** Begin Dataset extract **

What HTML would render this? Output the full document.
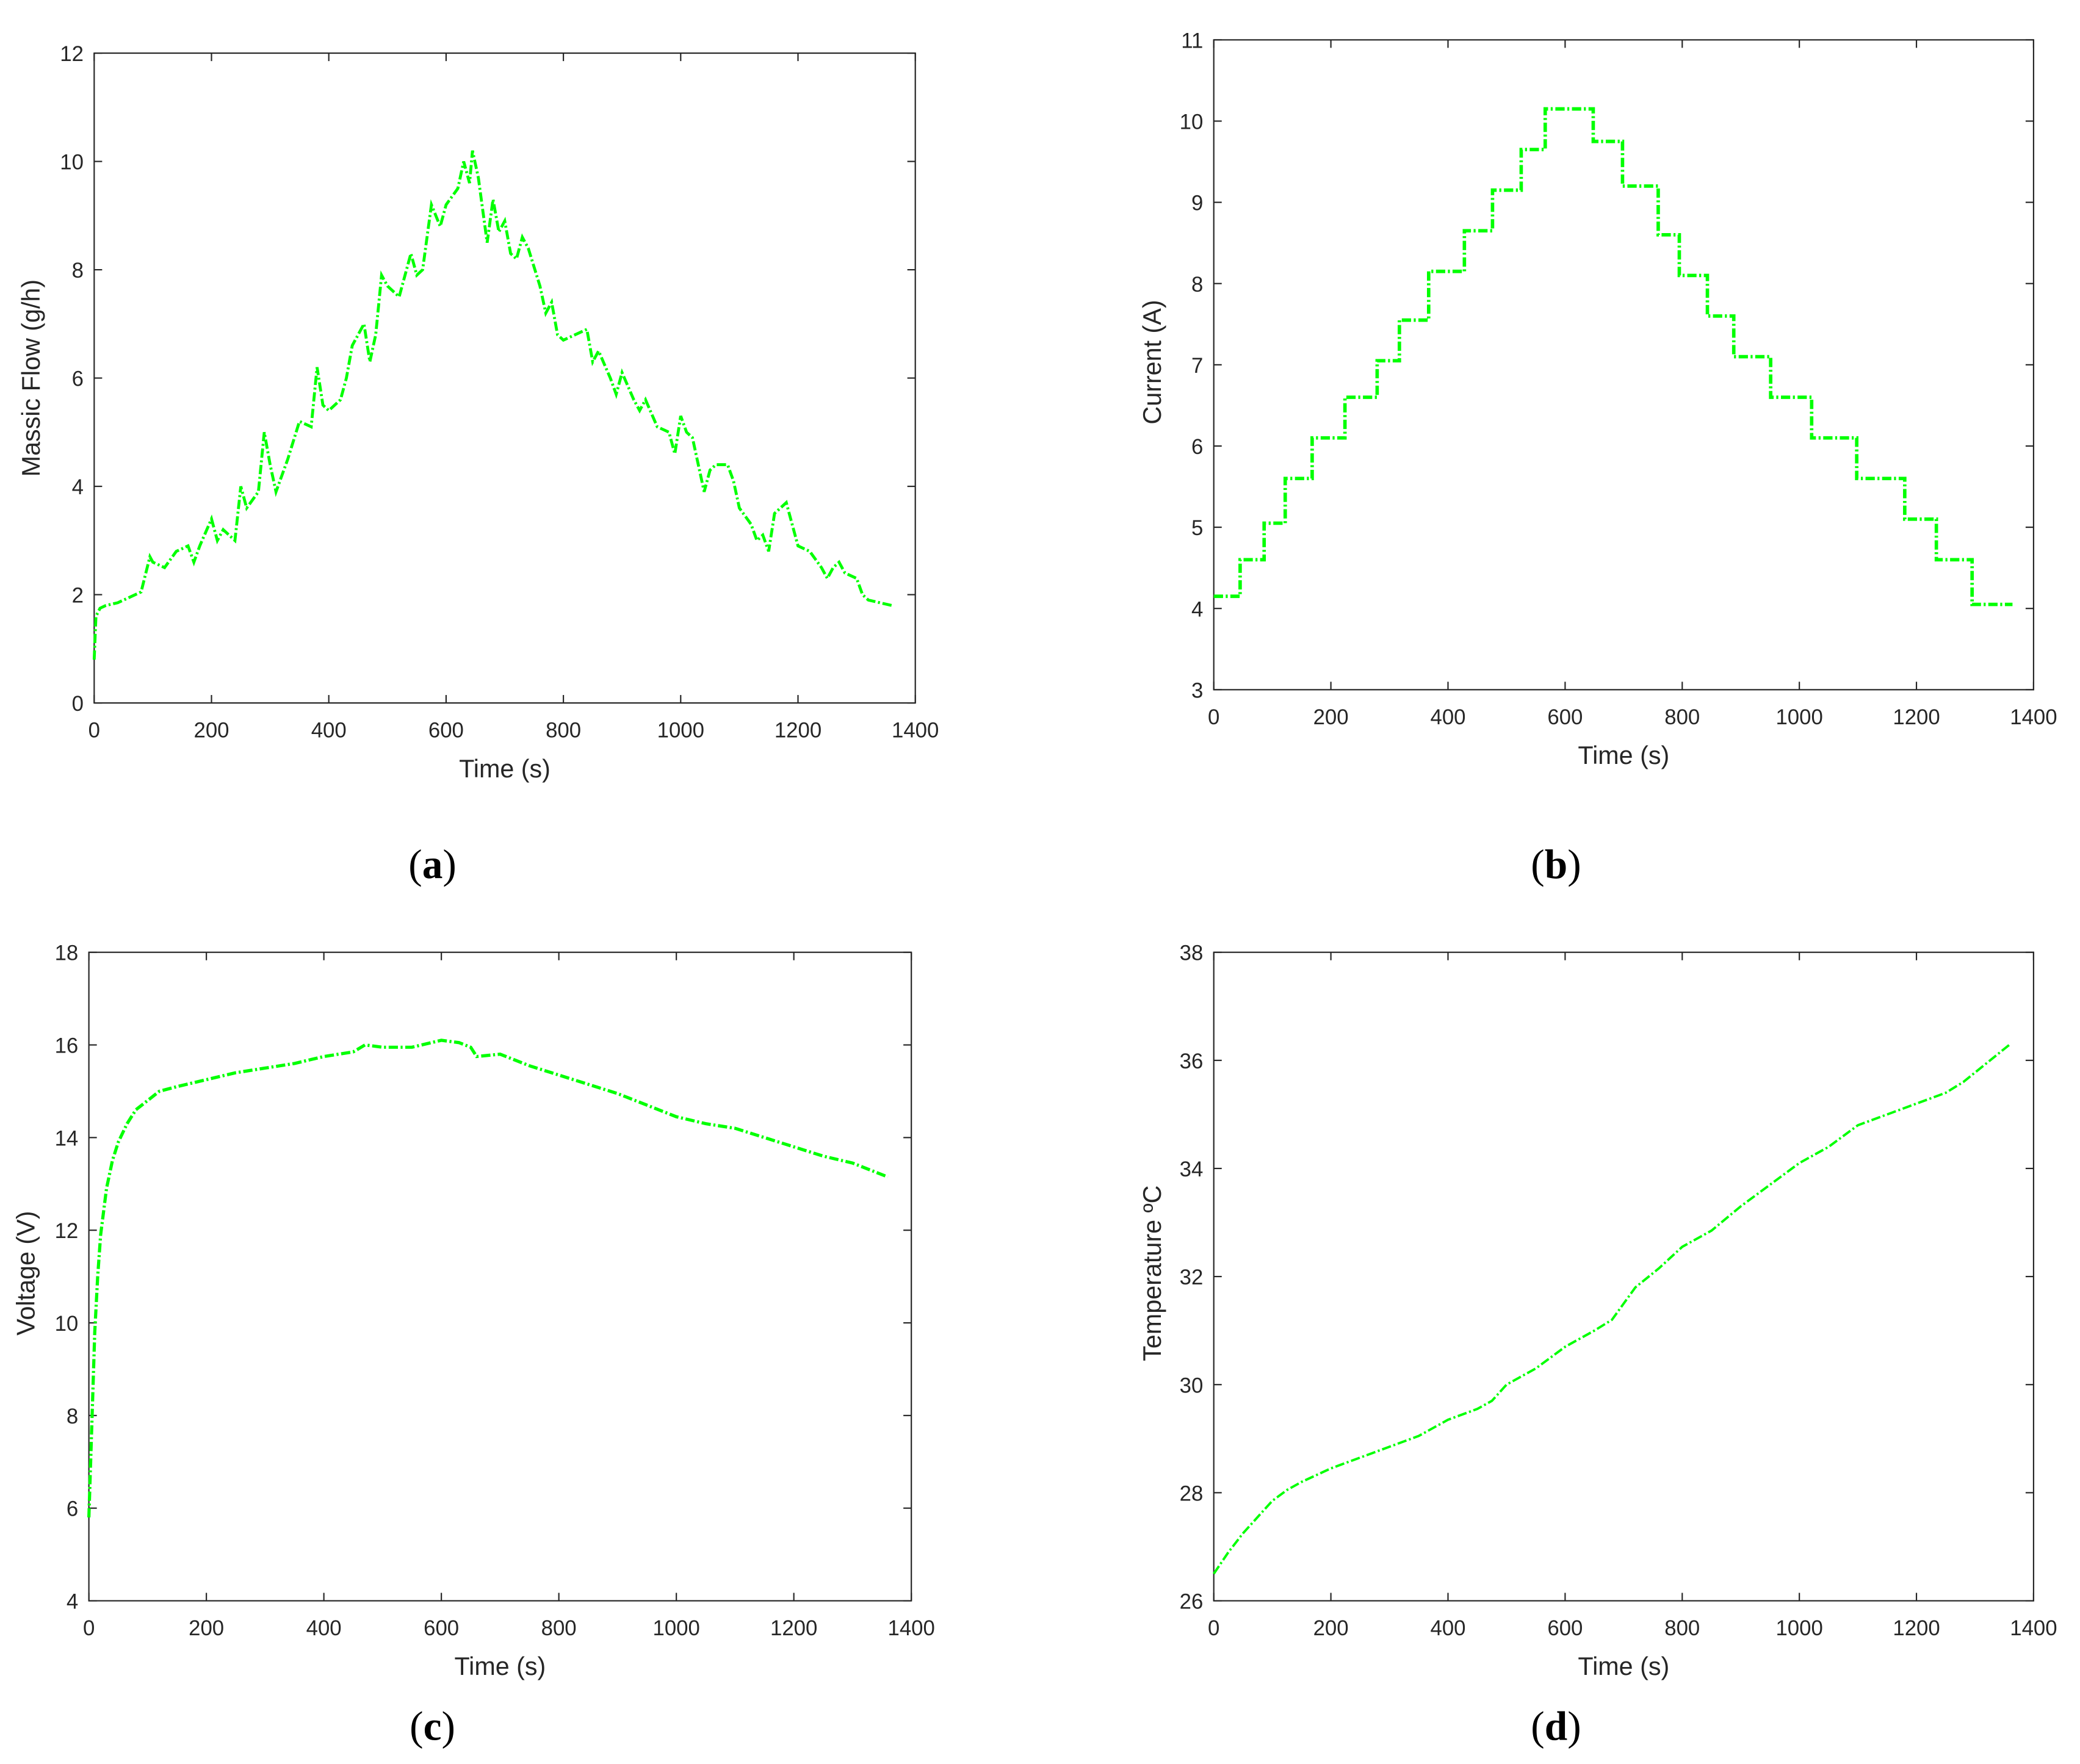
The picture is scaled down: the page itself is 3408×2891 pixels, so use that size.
<!DOCTYPE html>
<html><head><meta charset="utf-8"><style>
html,body{margin:0;padding:0;background:#fff;}
svg{display:block;}
text{font-family:"Liberation Sans",sans-serif;fill:#262626;}
.lab{font-family:"Liberation Serif",serif;fill:#000;}
</style></head><body>
<svg id="fig" width="3408" height="2891" viewBox="0 0 1568 1330" xmlns="http://www.w3.org/2000/svg"></svg>
<script>
// Panel (a) massic flow
const aTimes = [0,3,10,20,40,50,60,80,95,100,120,140,160,170,180,200,210,220,240,250,260,280,290,300,310,330,350,370,380,390,400,420,430,440,460,470,480,490,500,520,540,550,560,575,590,600,620,630,640,645,655,670,680,690,700,710,720,730,740,760,770,780,790,800,820,840,850,860,880,890,900,920,930,940,960,980,990,1000,1010,1020,1040,1050,1060,1080,1090,1100,1120,1130,1140,1150,1160,1180,1190,1200,1220,1240,1250,1260,1270,1280,1300,1310,1320,1340,1360];
const aVals = [0.8,1.6,1.75,1.8,1.85,1.9,1.95,2.05,2.7,2.6,2.5,2.8,2.9,2.6,2.9,3.4,3.0,3.2,3.0,4.0,3.6,3.9,5.0,4.4,3.9,4.5,5.2,5.1,6.2,5.5,5.4,5.6,6.0,6.6,7.0,6.3,6.8,7.9,7.7,7.5,8.3,7.9,8.0,9.2,8.8,9.2,9.5,10.0,9.6,10.2,9.7,8.5,9.3,8.7,8.9,8.3,8.2,8.6,8.4,7.7,7.2,7.4,6.8,6.7,6.8,6.9,6.3,6.5,6.0,5.7,6.1,5.6,5.4,5.6,5.1,5.0,4.6,5.3,5.0,4.9,3.9,4.3,4.4,4.4,4.1,3.6,3.3,3.0,3.1,2.8,3.5,3.7,3.3,2.9,2.8,2.5,2.3,2.5,2.6,2.4,2.3,2.0,1.9,1.85,1.8];
// Panel (b) current (step levels)
const bSteps = [0,45,86,122,168,224,279,317,367,428,476,525,566,648,698,759,795,843,888,951,1021,1098,1180,1234,1295,1364];
const bVals = [4.15,4.6,5.05,5.6,6.1,6.6,7.05,7.55,8.15,8.65,9.15,9.65,10.15,9.75,9.2,8.6,8.1,7.6,7.1,6.6,6.1,5.6,5.1,4.6,4.05];
// Panel (c) voltage
const cTimes = [0,3,6,10,15,20,30,40,50,65,80,100,120,150,200,250,300,350,400,450,470,500,550,600,630,650,660,700,750,800,850,900,950,1000,1050,1100,1150,1200,1250,1300,1360];
const cVals = [5.8,7.0,8.2,9.8,11.0,11.9,12.9,13.5,13.9,14.3,14.6,14.8,15.0,15.1,15.25,15.4,15.5,15.6,15.75,15.85,16.0,15.95,15.95,16.1,16.05,15.95,15.75,15.8,15.55,15.35,15.15,14.95,14.7,14.45,14.3,14.2,14.0,13.8,13.6,13.45,13.15];
// Panel (d) temperature
const dTimes = [0,25,50,75,100,125,150,200,250,300,350,400,450,475,500,550,600,650,680,700,720,760,800,850,900,950,1000,1050,1100,1150,1200,1250,1280,1320,1360];
const dVals = [26.5,26.9,27.25,27.55,27.85,28.05,28.2,28.45,28.65,28.85,29.05,29.35,29.55,29.7,30.0,30.3,30.7,31.0,31.2,31.5,31.8,32.15,32.55,32.85,33.3,33.7,34.1,34.4,34.8,35.0,35.2,35.4,35.6,35.95,36.3];
const xTicks = [0,200,400,600,800,1000,1200,1400];
const aYTicks = [0,2,4,6,8,10,12];
const bYTicks = [3,4,5,6,7,8,9,10,11];
const cYTicks = [4,6,8,10,12,14,16,18];
const dYTicks = [26,28,30,32,34,36,38];

const NS = "http://www.w3.org/2000/svg";
const fig = document.getElementById('fig');
function mk(tag, parent){ const e=document.createElementNS(NS,tag); parent.appendChild(e); return e; }

function panel(id, box, yTicks, ytitle, label, labelPos, titlePos){
  const g = mk('g', fig);
  
  
  const [L,T,R,B] = box;
  const y0=yTicks[0], y1=yTicks[yTicks.length-1];
  const sx = v => L + (v-0)/1400*(R-L);
  const sy = v => B - (v-y0)/(y1-y0)*(B-T);
  const rect = mk('rect', g);
  
  
  rect.setAttribute('x',L); rect.setAttribute('y',T); rect.setAttribute('width',R-L); rect.setAttribute('height',B-T);
  rect.setAttribute('fill','#fff'); rect.setAttribute('stroke','#262626'); rect.setAttribute('stroke-width','1');
  xTicks.forEach(t=>{
    const x=sx(t);
    const l1=mk('line',g); l1.setAttribute('x1',x);l1.setAttribute('x2',x);l1.setAttribute('y1',B);l1.setAttribute('y2',B-6);l1.setAttribute('stroke','#262626');
    const l2=mk('line',g); l2.setAttribute('x1',x);l2.setAttribute('x2',x);l2.setAttribute('y1',T);l2.setAttribute('y2',T+6);l2.setAttribute('stroke','#262626');
    const tx=mk('text',g);
    
    
    tx.setAttribute('x',x); tx.setAttribute('y',B+26); tx.setAttribute('text-anchor','middle'); tx.setAttribute('font-size','16');
    tx.textContent=t;
  });
  yTicks.forEach(t=>{
    const y=sy(t);
    const l1=mk('line',g); l1.setAttribute('x1',L);l1.setAttribute('x2',L+6);l1.setAttribute('y1',y);l1.setAttribute('y2',y);l1.setAttribute('stroke','#262626');
    const l2=mk('line',g); l2.setAttribute('x1',R);l2.setAttribute('x2',R-6);l2.setAttribute('y1',y);l2.setAttribute('y2',y);l2.setAttribute('stroke','#262626');
    const tx=mk('text',g);
    
    
    tx.setAttribute('x',L-8); tx.setAttribute('y',y+6); tx.setAttribute('text-anchor','end'); tx.setAttribute('font-size','16');
    tx.textContent=t;
  });
  const xt=mk('text',g);
  
  
  xt.setAttribute('x',(L+R)/2); xt.setAttribute('y',B+56); xt.setAttribute('text-anchor','middle'); xt.setAttribute('font-size','19');
  xt.textContent='Time (s)';
  const yt=mk('text',g);
  
  
  yt.setAttribute('transform','translate('+titlePos[0]+','+titlePos[1]+') rotate(-90)');
  yt.setAttribute('text-anchor','middle'); yt.setAttribute('font-size','19');
  yt.textContent=ytitle;
  const lb=mk('text',g);
  
  
  lb.setAttribute('class','lab');
  lb.setAttribute('x',labelPos[0]); lb.setAttribute('y',labelPos[1]); lb.setAttribute('text-anchor','middle'); lb.setAttribute('font-size','31');
  lb.innerHTML='(<tspan font-weight="bold">'+label+'</tspan>)';
  return {g,sx,sy};
}

function drawLine(p, xs, ys, name, w){
  const pl = mk('polyline', p.g);
  
  
  pl.setAttribute('points', xs.map((x,i)=>p.sx(x).toFixed(2)+','+p.sy(ys[i]).toFixed(2)).join(' '));
  pl.setAttribute('fill','none'); pl.setAttribute('stroke','#00ff00'); pl.setAttribute('stroke-width',w);
  pl.setAttribute('stroke-dasharray','7 2 1.5 2');
}

const pa = panel('a',[71,40,690,530],aYTicks,'Massic Flow (g/h)','a',[326,662],[30,285]);
drawLine(pa, aTimes, aVals, 'massic-flow-series', 2.2);

const pb = panel('b',[915,30,1533,520],bYTicks,'Current (A)','b',[1173,662],[875,273]);
const bx=[], by=[];
bVals.forEach((v,i)=>{ bx.push(bSteps[i]); by.push(v); bx.push(bSteps[i+1]); by.push(v); });
drawLine(pb, bx, by, 'current-series', 2.6);

const pc = panel('c',[67,718,687,1207],cYTicks,'Voltage (V)','c',[326,1312],[26,960]);
drawLine(pc, cTimes, cVals, 'voltage-series', 2.4);

const pd = panel('d',[915,718,1533,1207],dYTicks,'Temperature ºC','d',[1173,1312],[875,960]);
drawLine(pd, dTimes, dVals, 'temperature-series', 1.8);
</script>
</body></html>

** End Dataset extract **

To do: Take each line containing the string "document" and copy it out.

Reply to the exercise:
What HTML would render this? Output the full document.
const fig = document.getElementById('fig');
function mk(tag, parent){ const e=document.createElementNS(NS,tag); parent.appendChild(e); return e; }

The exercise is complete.